By Jennifer Kelly · February 09, 2024 Merch for this release:
Vinyl LP, Cassette

David Nance’s songs chug towards ever receding horizons, a stinging lick of blues flaring from hazy, hypnotic grooves. Here supported by Mowed Sound—that’s essentially everybody but Rosali from the Rosali live band—he makes shaggy, meandering music, wreathed in smoke and melancholy and rooted in a heartland heaviness. The lodestar, as always, is Neil Young, but the feedback-splintering, electrified Zuma-era Young recedes on this disc, giving way to the twangier, more down-home Shakey. You can hear a fair bit of the Band, too, especially on rousing “Mock the Hours,” which tips and careens and rampages without diverging from the strongest, most hummable melody on the disc.

Nance has never been shy about his influences, but he’s also not bound to them: see his loose, distortion-crusted homages to the Beatles, the Rolling Stones, Doug Sahm, and most recently the Cure. This self-titled album draws on the same basic ingredients, a mix of classic rock, country, blues, and punk. However, the elements got a long, slow cooking during Mowed Sounds’s extensive tour with Rosali. Playing together, night after night, with James Schroeder on guitar, Kevin Donohue on drums, and Nance himself on guitar and sometimes bass, seems to have solidified this outfit’s sound. Earlier albums like Staunch Honey and Peaced and Slightly Pulverized feel like Nance rooting around in his record collection; this one sounds more like an integrated, authentic group endeavor.

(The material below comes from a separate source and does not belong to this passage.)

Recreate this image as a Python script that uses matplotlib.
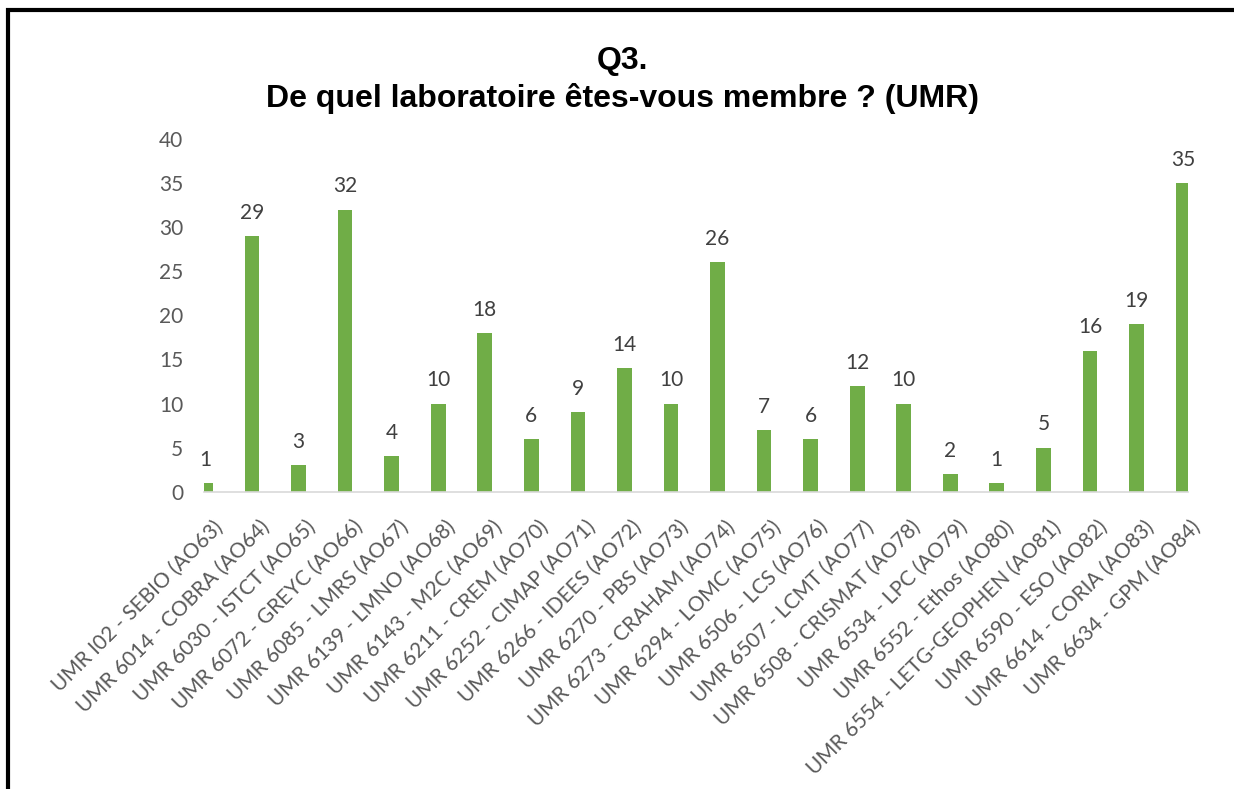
"""
plot.py : Q3 - laboratoire (UMR) des répondants, diagramme en barres.
"""

import matplotlib
matplotlib.use("Agg")
import matplotlib.pyplot as plt
from matplotlib.lines import Line2D
from matplotlib.transforms import ScaledTranslation

labos = [
    "UMR I02 - SEBIO (AO63)",
    "UMR 6014 - COBRA (AO64)",
    "UMR 6030 - ISTCT (AO65)",
    "UMR 6072 - GREYC (AO66)",
    "UMR 6085 - LMRS (AO67)",
    "UMR 6139 - LMNO (AO68)",
    "UMR 6143 - M2C (AO69)",
    "UMR 6211 - CREM (AO70)",
    "UMR 6252 - CIMAP (AO71)",
    "UMR 6266 - IDEES (AO72)",
    "UMR 6270 - PBS (AO73)",
    "UMR 6273 - CRAHAM (AO74)",
    "UMR 6294 - LOMC (AO75)",
    "UMR 6506 - LCS (AO76)",
    "UMR 6507 - LCMT (AO77)",
    "UMR 6508 - CRISMAT (AO78)",
    "UMR 6534 - LPC (AO79)",
    "UMR 6552 - Ethos (AO80)",
    "UMR 6554 - LETG-GEOPHEN (AO81)",
    "UMR 6590 - ESO (AO82)",
    "UMR 6614 - CORIA (AO83)",
    "UMR 6634 - GPM (AO84)",
]
reponses = [1, 29, 3, 32, 4, 10, 18, 6, 9, 14, 10, 26, 7, 6, 12, 10, 2, 1, 5, 16, 19, 35]
y_ticks = [0, 5, 10, 15, 20, 25, 30, 35, 40]

W, H = 1234, 789
fig = plt.figure(figsize=(W / 100, H / 100), dpi=100)
ax = fig.add_axes([204 / W, 1 - 491.7 / H, 984 / W, (491.7 - 139) / H])

x = list(range(len(labos)))
bars = ax.bar(x, reponses, width=0.315, color="#70AD47", zorder=2)
ax.bar_label(bars, padding=9.5, fontsize=15, color="#404040", family="Lato")

ax.set_xlim(-0.032, 21.107)
ax.set_ylim(0, 40)
ax.set_yticks(y_ticks)
ax.set_yticklabels([str(v) for v in y_ticks], fontsize=15, color="#595959", family="Lato")
ax.set_xticks(x)
ax.set_xticklabels(labos, rotation=45, ha="right", va="top", rotation_mode="anchor",
                   fontsize=15, color="#595959", family="Lato")
ax.tick_params(axis="y", length=0, pad=15)
ax.tick_params(axis="x", length=0, pad=18)
# léger décalage à droite des étiquettes inclinées
shift = ScaledTranslation(7 / 100, 0, fig.dpi_scale_trans)
for lab in ax.get_xticklabels():
    lab.set_transform(lab.get_transform() + shift)

for s in ["top", "right", "left"]:
    ax.spines[s].set_visible(False)
ax.spines["bottom"].set_color("#D9D9D9")
ax.spines["bottom"].set_linewidth(1.2)

# titre centré sur la figure
fig.text(622 / W, 1 - 69 / H, "Q3.", ha="center", va="baseline",
         fontsize=23, fontweight="bold", family="Liberation Sans")
fig.text(622 / W, 1 - 107 / H, "De quel laboratoire êtes-vous membre ? (UMR)",
         ha="center", va="baseline", fontsize=23, fontweight="bold", family="Liberation Sans")

# cadre noir (gauche + haut)
fig.add_artist(Line2D([8 / W, 8 / W, 1.0], [0.0, 1 - 10 / H, 1 - 10 / H],
                      transform=fig.transFigure, color="black", linewidth=3,
                      solid_joinstyle="miter"))

fig.savefig("out.png", dpi=100)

Consider, for instance, how “Cut It Off,” slouches and cavorts, an effortless synchrony rattling percussion, sharp, slantwise riffing, and Nance’s drawled vocals. It’s loose enough to give in the joints, but tight enough to hammer its point home. It dissolves into whispers and whistles and pianissimo boogie at the end without ever losing its shape or direction. Later, even brief, tossed-off “Molly’s Loop” seems charged with intention, an Afro-blues hallucination of group chant and box drums that shifts the boundaries of what Mowed Sound can do.

A lot of these cuts move restlessly on skittering percussion and clipped, rhythmic guitar play, but the slower ones are worth a look, too. “Tumbleweed,” with its winding flute and soft, shadowy harmonies (that’s Omaha fixture Pearl Lovejoy Boyd singing back-up) is particularly lovely. “I wanna leave this town as bad as you,” croon Nance and Boyd in the chorus. But while the lyrics convey dissatisfaction, the music celebrates a kind of heartland country-folk that must feel like home to Nance. He’s been away for a while now, gotten some perspective and practice in taming the sounds that made him who he is, and this album is all the more powerful for it.